Celebrating the History of Motion Pictures from 1890 to 1960

1930 Timelines: 1930 to 1939

The “Depression” causes movie attendance to drop dramatically. Movie theaters lower ticket prices, give away door prizes, offer matinees and midnight screenings, and finally start adding a second, “B”, feature film to their programs in an effort to increase attendance. Some theaters even promote “Mickey Mouse Clubs” as a gimmick to draw children into the theaters on Saturdays to watch cartoons, serials and low–budget movies. Despite these tactics, many theaters go out of business.


In New York, union projectionists accept a 25% pay cut over two years.


Because the camera made by the Mitchell company is much quieter than the Bell and Howell camera used in the making of silent films, the Mitchell camera becomes the camera of choice for making sound films.
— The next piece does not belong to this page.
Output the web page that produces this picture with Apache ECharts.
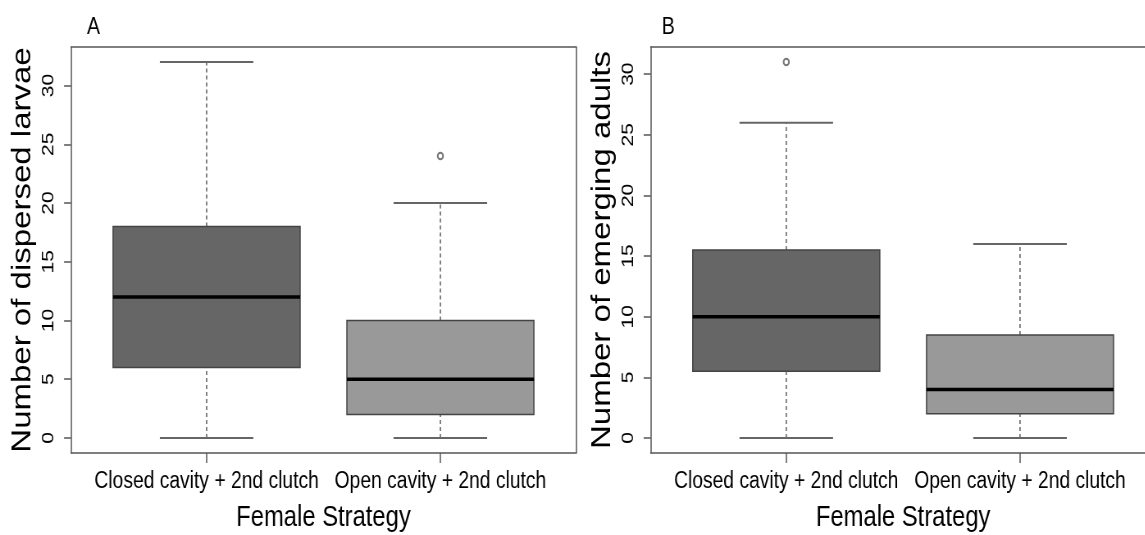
<!DOCTYPE html>
<html>
<head>
<meta charset="utf-8">
<script src="https://cdn.jsdelivr.net/npm/echarts@6/dist/echarts.min.js"></script>
<style>
  html, body { margin: 0; padding: 0; background: #fff; overflow: hidden; width: 1145px; height: 535px; }
  /* the figure is laid out wide and compressed horizontally */
  #chart { width: 1420px; height: 535px; transform: scaleX(0.82); transform-origin: 0 0; }
</style>
</head>
<body>
<div id="chart"></div>
<script>
// ---- data ----
const categories = ['Closed cavity + 2nd clutch', 'Open cavity + 2nd clutch'];
const panelLetters = ['A', 'B'];
const yTitles = ['Number of dispersed larvae', 'Number of emerging adults'];
const xTitle = 'Female Strategy';
const yTicks = [0, 5, 10, 15, 20, 25, 30];
const xTicks = [1, 2];

// five-number summaries per group: [lower whisker, Q1, median, Q3, upper whisker]
const larvaeStats = [[0, 6, 12, 18, 32], [0, 2, 5, 10, 20]];
const adultsStats = [[0, 5.5, 10, 15.5, 26], [0, 2, 4, 8.5, 16]];
// outliers: [group position, value]
const larvaeOutliers = [[2, 24]];
const adultsOutliers = [[1, 31]];

const boxFills = ['#666666', '#999999'];

// ---- styling ----
const FONT = '"Liberation Sans", Arial, Helvetica, sans-serif';
const INK = '#000';
const LINE = '#555';
const FRAME = { show: true, onZero: false, lineStyle: { color: LINE, width: 1.5 } };

// axis extent: data range padded by 4% on each side
function paddedRange(stats, outliers) {
  const vals = stats.flat().concat(outliers.map(o => o[1]));
  const lo = Math.min(...vals), hi = Math.max(...vals);
  const pad = (hi - lo) * 0.04;
  return [lo - pad, hi + pad];
}

function renderBox(params, api) {
  const x = api.value(0);
  const lo = api.value(1), q1 = api.value(2), md = api.value(3), q3 = api.value(4), hi = api.value(5);
  const half = api.size([0.8, 0])[0] / 2;
  const staple = half * 0.5;
  const cx = api.coord([x, md])[0];
  const y = v => api.coord([x, v])[1];
  const dash = { stroke: '#444', lineWidth: 1.3, lineDash: [4, 3] };
  const cap = { stroke: '#666', lineWidth: 2 };
  return {
    type: 'group',
    children: [
      { type: 'line', shape: { x1: cx, y1: y(q3), x2: cx, y2: y(hi) }, style: dash },
      { type: 'line', shape: { x1: cx, y1: y(lo), x2: cx, y2: y(q1) }, style: dash },
      { type: 'line', shape: { x1: cx - staple, y1: y(hi), x2: cx + staple, y2: y(hi) }, style: cap },
      { type: 'line', shape: { x1: cx - staple, y1: y(lo), x2: cx + staple, y2: y(lo) }, style: cap },
      { type: 'rect', shape: { x: cx - half, y: y(q3), width: 2 * half, height: y(q1) - y(q3) },
        style: { fill: boxFills[params.dataIndex], stroke: '#444', lineWidth: 1.5 } },
      { type: 'line', shape: { x1: cx - half, y1: y(md), x2: cx + half, y2: y(md) },
        style: { stroke: '#000', lineWidth: 3.5 } }
    ]
  };
}

// panel B's right frame edge falls past the edge of the figure
const panels = [
  { stats: larvaeStats, outliers: larvaeOutliers, left: 86.6, letterLeft: 106, rightEdge: true },
  { stats: adultsStats, outliers: adultsOutliers, left: 793.5, letterLeft: 807, rightEdge: false }
];
const GRID_W = 615.8;
const X_RANGE = [0.42, 2.58];

const grids = [], xAxes = [], yAxes = [], series = [], titles = [];
panels.forEach((p, i) => {
  const [ymin, ymax] = paddedRange(p.stats, p.outliers);
  grids.push({ left: p.left, width: GRID_W, top: 47, bottom: 82, show: false,
    outerBoundsMode: 'none', containLabel: false });

  // bottom axis with ticks and group labels
  xAxes.push({
    gridIndex: i, type: 'value', position: 'bottom', min: X_RANGE[0], max: X_RANGE[1],
    axisLine: FRAME, splitLine: { show: false },
    axisTick: { show: true, customValues: xTicks, length: 10, lineStyle: { color: LINE, width: 1.5 } },
    axisLabel: { customValues: xTicks, formatter: v => categories[Math.round(v) - 1] || '',
      margin: 17, fontSize: 23.5, color: INK, fontFamily: FONT },
    name: xTitle, nameLocation: 'middle', nameGap: 50,
    nameTextStyle: { fontSize: 29, color: INK, fontFamily: FONT }
  });
  // top edge of the plot frame
  xAxes.push({
    gridIndex: i, type: 'value', position: 'top', min: X_RANGE[0], max: X_RANGE[1],
    axisLine: FRAME, axisTick: { show: false }, axisLabel: { show: false }, splitLine: { show: false }
  });

  // left axis with ticks and labels
  yAxes.push({
    gridIndex: i, type: 'value', position: 'left', min: ymin, max: ymax,
    axisLine: FRAME, splitLine: { show: false },
    axisTick: { show: true, customValues: yTicks, length: 8.5, lineStyle: { color: LINE, width: 1.5 } },
    axisLabel: { customValues: yTicks, rotate: 90, margin: 17, fontSize: 21, color: INK, fontFamily: FONT },
    name: yTitles[i], nameLocation: 'middle', nameRotate: 90, nameGap: 42,
    nameTextStyle: { fontSize: 33, color: INK, fontFamily: FONT }
  });
  // right edge of the plot frame
  yAxes.push({
    gridIndex: i, type: 'value', position: 'right', min: ymin, max: ymax,
    axisLine: Object.assign({}, FRAME, { show: p.rightEdge }),
    axisTick: { show: false }, axisLabel: { show: false }, splitLine: { show: false }
  });

  series.push({
    type: 'custom', xAxisIndex: 2 * i, yAxisIndex: 2 * i,
    renderItem: renderBox,
    encode: { x: 0, y: [1, 2, 3, 4, 5] },
    data: p.stats.map((s, k) => [xTicks[k]].concat(s))
  });
  series.push({
    type: 'scatter', xAxisIndex: 2 * i, yAxisIndex: 2 * i,
    symbol: 'emptyCircle', symbolSize: 6.5,
    itemStyle: { color: LINE, borderColor: LINE, borderWidth: 1.2 },
    data: p.outliers
  });
  titles.push({ text: panelLetters[i], left: p.letterLeft, top: 15, padding: 0,
    textStyle: { fontSize: 24, fontWeight: 'normal', color: INK, fontFamily: FONT } });
});

const chart = echarts.init(document.getElementById('chart'), null, { renderer: 'canvas' });
chart.setOption({
  animation: false,
  backgroundColor: '#fff',
  title: titles,
  grid: grids,
  xAxis: xAxes,
  yAxis: yAxes,
  series: series
});
</script>
</body>
</html>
The leading American film studios accept, in principle, a new “Code of Production”. The wide ranging provisions of the new Code refer to the way crime, brutality, and sex are portrayed in the movies, and deal with the issues of vulgarity, obscenity, blasphemy and profanity. The Motion Picture Producers and Distributors of America (MPPDA), with Will Hays as its president, will oversee the new Code.


According to the International Trade Organization, capital investment in cinema is at $4 billion. In the U.S. alone, the motion picture industry employees 225,000 workmen, 30,000 extras and several thousand actors.


Paramount stops playing its films in RKO’s theaters.


William Fox, the president of MGM’s parent company, is dismissed by the company’s board of directors and eventually sued by managers of Fox Film and Fox Theaters for manipulating stock.


Darryl F. Zanuck is named the head of production for Warner Bros.–First National.


When Paramount releases Marlene Dietrich’s first American film, “Morocco”, there is a tremendous amount of public excitement. Dietrich is hailed as the newest rival to MGM’s biggest star, Greta Garbo.


Significant Films:

The popularity of, “The Virginian”, starring Gary Cooper, marks the return to popularity of cowboy films.

D.W. Griffith releases his first talking film, “Abraham Lincoln”.

The German production company, UFa, releases its first talking picture, “The Blue Angel”. Directed by Josef von Sternberg, it stars the 28–year–old newcomer, Marlene Dietrich. Dietrich is immediately signed by Paramount to do one picture.

Greta Garbo’s first talking picture, “Anna Christie”, is released.

“All Quiet on the Western Front” , is released. Based on Erich Maria Remarque’s novel, it is considered one of greatest films to be based on the events of World War I, and it wins the Academy Awards for “Outstanding Production” and “Best Director”.